*Entries provided:*
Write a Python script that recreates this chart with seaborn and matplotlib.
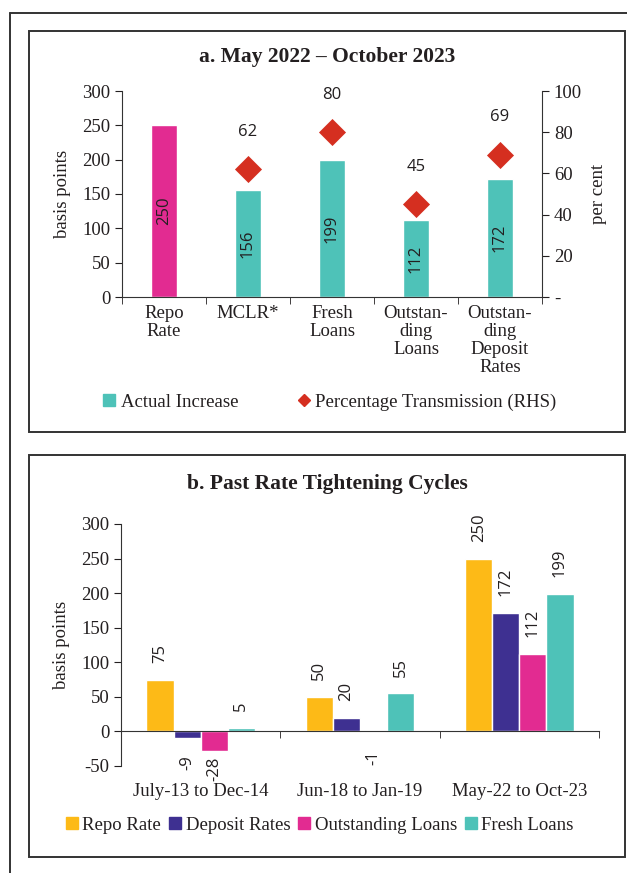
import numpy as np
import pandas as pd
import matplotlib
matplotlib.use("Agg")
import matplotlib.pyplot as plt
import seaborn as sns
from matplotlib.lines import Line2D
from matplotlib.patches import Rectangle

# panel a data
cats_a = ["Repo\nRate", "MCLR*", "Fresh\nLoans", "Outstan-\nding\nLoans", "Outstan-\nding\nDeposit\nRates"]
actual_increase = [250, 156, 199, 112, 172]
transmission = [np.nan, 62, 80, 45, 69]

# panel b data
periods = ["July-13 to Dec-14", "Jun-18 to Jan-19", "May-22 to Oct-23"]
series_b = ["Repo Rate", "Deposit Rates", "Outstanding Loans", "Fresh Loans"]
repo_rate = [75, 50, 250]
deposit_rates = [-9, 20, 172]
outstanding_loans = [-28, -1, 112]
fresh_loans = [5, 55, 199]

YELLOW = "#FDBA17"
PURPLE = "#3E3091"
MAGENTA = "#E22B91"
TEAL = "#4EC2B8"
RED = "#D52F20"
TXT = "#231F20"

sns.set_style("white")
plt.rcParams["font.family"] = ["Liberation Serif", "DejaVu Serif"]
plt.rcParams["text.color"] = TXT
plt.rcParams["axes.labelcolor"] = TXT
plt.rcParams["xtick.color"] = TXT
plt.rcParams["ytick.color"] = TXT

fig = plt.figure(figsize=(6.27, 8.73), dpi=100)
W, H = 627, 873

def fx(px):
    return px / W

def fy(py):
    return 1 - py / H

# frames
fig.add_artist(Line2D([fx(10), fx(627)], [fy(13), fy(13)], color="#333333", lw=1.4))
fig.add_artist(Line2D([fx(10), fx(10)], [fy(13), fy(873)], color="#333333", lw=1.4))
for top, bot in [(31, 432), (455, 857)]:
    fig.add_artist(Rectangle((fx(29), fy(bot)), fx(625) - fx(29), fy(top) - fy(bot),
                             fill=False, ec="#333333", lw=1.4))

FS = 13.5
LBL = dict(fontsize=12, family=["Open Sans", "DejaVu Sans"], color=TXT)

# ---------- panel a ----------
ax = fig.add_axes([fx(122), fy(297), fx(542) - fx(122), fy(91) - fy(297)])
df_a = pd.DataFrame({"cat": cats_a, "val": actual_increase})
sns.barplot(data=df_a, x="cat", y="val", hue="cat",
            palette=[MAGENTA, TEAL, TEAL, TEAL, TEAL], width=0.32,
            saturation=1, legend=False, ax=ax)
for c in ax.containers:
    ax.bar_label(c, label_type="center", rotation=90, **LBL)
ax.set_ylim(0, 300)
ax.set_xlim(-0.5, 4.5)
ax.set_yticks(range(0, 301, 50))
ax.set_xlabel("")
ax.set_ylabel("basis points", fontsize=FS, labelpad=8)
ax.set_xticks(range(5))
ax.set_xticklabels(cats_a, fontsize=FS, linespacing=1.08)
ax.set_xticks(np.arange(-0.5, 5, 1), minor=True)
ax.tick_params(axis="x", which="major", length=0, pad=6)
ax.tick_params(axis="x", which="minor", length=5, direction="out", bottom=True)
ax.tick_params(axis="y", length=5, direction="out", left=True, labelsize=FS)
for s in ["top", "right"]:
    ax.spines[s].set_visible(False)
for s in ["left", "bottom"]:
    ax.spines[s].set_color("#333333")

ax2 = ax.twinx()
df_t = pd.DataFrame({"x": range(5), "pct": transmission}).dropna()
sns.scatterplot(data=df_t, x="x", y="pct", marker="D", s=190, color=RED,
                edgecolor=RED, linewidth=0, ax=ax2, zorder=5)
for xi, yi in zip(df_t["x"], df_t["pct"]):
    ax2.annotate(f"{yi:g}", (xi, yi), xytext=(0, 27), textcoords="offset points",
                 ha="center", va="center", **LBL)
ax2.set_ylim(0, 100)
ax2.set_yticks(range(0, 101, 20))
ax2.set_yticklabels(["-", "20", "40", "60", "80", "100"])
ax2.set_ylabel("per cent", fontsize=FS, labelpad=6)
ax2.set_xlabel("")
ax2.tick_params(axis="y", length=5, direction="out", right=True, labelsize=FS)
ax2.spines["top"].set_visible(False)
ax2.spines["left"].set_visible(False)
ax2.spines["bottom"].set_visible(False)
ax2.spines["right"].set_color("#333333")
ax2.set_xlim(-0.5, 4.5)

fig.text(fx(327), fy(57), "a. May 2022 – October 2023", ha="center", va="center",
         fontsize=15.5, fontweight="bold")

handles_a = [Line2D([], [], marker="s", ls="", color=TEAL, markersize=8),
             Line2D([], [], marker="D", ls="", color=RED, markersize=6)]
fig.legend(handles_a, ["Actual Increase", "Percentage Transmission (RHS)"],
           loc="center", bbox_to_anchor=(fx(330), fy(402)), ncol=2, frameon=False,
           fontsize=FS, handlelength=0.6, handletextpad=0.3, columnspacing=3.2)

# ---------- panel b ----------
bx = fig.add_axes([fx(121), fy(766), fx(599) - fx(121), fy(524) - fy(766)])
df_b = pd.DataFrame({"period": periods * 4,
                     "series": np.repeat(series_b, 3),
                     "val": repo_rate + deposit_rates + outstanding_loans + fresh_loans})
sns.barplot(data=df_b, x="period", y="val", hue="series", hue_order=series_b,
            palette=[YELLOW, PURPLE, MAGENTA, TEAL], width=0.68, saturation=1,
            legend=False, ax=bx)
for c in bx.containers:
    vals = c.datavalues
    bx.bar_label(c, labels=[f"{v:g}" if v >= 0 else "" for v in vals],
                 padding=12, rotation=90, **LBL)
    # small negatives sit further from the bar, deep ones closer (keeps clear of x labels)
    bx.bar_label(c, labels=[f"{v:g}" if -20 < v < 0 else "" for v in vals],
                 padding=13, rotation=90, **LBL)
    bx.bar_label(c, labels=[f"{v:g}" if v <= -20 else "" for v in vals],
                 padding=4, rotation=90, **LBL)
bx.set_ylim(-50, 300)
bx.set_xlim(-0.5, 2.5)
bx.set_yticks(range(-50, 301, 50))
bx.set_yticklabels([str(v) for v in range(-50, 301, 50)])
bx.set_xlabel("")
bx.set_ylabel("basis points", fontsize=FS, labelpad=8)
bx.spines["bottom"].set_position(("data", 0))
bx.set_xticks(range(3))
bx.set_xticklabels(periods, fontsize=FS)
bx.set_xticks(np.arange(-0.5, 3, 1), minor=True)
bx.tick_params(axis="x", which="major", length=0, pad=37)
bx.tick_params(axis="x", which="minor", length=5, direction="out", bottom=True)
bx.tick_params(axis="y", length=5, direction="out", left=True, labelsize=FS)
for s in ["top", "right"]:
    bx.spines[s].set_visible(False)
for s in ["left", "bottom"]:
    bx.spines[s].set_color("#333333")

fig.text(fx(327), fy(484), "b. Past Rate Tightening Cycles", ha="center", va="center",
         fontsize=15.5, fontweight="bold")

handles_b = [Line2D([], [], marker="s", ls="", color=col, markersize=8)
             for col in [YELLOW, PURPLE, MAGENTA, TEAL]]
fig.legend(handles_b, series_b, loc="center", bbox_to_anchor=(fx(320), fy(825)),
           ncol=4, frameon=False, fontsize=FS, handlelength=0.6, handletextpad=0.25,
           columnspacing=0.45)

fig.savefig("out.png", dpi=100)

---

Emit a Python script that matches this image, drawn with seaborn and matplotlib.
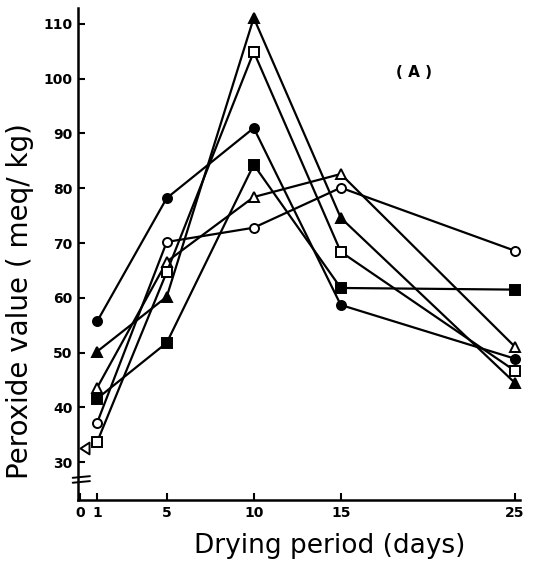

---

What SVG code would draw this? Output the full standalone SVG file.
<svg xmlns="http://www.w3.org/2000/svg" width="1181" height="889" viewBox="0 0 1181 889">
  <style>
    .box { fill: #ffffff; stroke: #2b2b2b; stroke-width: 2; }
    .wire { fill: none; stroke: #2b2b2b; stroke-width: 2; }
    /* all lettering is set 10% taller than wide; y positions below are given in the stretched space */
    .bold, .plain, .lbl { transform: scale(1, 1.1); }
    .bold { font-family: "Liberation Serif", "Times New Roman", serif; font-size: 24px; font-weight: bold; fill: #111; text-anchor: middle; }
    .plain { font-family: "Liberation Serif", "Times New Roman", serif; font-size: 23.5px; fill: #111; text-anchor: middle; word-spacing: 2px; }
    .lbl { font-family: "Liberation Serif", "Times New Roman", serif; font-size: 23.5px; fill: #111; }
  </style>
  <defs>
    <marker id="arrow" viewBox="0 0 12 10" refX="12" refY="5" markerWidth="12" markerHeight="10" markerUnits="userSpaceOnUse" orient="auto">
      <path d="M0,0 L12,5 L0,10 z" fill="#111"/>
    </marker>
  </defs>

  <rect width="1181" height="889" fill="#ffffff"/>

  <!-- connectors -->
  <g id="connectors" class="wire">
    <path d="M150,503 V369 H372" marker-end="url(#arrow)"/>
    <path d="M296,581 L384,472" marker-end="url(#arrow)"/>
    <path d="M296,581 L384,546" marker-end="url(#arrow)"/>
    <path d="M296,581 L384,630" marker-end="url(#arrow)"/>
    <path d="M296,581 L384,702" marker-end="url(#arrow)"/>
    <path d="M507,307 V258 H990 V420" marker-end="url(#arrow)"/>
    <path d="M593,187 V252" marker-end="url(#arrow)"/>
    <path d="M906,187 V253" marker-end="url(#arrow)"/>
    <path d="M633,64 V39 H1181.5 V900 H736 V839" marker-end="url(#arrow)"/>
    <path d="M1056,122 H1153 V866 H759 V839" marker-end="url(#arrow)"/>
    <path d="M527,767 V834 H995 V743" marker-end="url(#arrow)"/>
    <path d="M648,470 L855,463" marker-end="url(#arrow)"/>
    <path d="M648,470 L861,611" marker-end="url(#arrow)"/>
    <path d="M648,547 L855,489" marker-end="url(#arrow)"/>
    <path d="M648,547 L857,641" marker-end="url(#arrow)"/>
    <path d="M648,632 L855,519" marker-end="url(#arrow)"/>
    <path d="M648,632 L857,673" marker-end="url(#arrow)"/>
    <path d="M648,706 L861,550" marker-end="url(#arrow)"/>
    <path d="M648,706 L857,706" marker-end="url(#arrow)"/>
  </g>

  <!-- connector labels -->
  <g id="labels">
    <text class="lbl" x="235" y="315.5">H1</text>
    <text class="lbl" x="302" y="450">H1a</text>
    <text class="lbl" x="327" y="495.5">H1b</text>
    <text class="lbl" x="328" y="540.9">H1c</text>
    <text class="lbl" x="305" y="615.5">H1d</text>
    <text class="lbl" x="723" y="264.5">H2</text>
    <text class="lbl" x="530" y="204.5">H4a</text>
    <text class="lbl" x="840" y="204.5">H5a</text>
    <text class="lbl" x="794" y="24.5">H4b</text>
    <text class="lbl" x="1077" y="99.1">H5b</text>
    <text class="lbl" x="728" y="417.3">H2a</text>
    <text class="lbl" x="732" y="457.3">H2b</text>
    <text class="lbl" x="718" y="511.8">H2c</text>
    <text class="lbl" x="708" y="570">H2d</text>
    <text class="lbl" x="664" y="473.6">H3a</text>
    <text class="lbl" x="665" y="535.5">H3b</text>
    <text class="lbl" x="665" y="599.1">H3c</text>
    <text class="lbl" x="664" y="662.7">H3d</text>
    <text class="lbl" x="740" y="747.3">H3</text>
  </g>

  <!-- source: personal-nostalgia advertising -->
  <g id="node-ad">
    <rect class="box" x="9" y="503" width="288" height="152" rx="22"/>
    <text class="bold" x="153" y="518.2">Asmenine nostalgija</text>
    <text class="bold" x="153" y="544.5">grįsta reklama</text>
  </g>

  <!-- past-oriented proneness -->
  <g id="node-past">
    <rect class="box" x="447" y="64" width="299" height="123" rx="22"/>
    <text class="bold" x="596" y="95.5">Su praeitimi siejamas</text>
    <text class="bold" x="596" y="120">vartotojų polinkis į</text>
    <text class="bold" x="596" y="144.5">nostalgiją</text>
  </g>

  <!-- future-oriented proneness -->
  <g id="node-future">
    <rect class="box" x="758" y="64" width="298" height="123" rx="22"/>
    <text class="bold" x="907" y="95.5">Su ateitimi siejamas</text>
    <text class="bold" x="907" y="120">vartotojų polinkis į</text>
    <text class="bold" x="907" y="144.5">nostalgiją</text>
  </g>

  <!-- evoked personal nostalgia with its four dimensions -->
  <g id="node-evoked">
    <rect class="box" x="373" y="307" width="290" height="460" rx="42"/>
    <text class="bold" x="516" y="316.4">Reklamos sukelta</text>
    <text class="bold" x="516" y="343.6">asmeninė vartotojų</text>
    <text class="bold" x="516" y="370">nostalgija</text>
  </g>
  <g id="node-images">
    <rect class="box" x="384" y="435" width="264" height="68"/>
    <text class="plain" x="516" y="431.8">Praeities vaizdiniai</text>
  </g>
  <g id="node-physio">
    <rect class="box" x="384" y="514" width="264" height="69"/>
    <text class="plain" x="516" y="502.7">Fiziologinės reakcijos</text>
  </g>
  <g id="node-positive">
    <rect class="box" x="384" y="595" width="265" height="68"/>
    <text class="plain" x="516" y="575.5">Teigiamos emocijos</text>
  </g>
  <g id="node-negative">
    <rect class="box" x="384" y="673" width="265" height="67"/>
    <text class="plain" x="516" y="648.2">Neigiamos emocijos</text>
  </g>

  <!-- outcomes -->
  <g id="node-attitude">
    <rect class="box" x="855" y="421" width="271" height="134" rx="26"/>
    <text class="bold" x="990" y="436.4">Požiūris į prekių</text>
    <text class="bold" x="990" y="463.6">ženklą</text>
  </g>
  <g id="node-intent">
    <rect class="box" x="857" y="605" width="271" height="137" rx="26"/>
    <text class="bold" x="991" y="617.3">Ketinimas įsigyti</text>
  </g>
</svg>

*What you will do:*
Copy, exactly as they stand, the lines from the one that holds "Write a Python" to the one that holds "transmission = [np.nan, 62, 80, 45, 69]", both included, and drop every picture.

*Task answer:*
Write a Python script that recreates this chart with seaborn and matplotlib.
import numpy as np
import pandas as pd
import matplotlib
matplotlib.use("Agg")
import matplotlib.pyplot as plt
import seaborn as sns
from matplotlib.lines import Line2D
from matplotlib.patches import Rectangle

# panel a data
cats_a = ["Repo\nRate", "MCLR*", "Fresh\nLoans", "Outstan-\nding\nLoans", "Outstan-\nding\nDeposit\nRates"]
actual_increase = [250, 156, 199, 112, 172]
transmission = [np.nan, 62, 80, 45, 69]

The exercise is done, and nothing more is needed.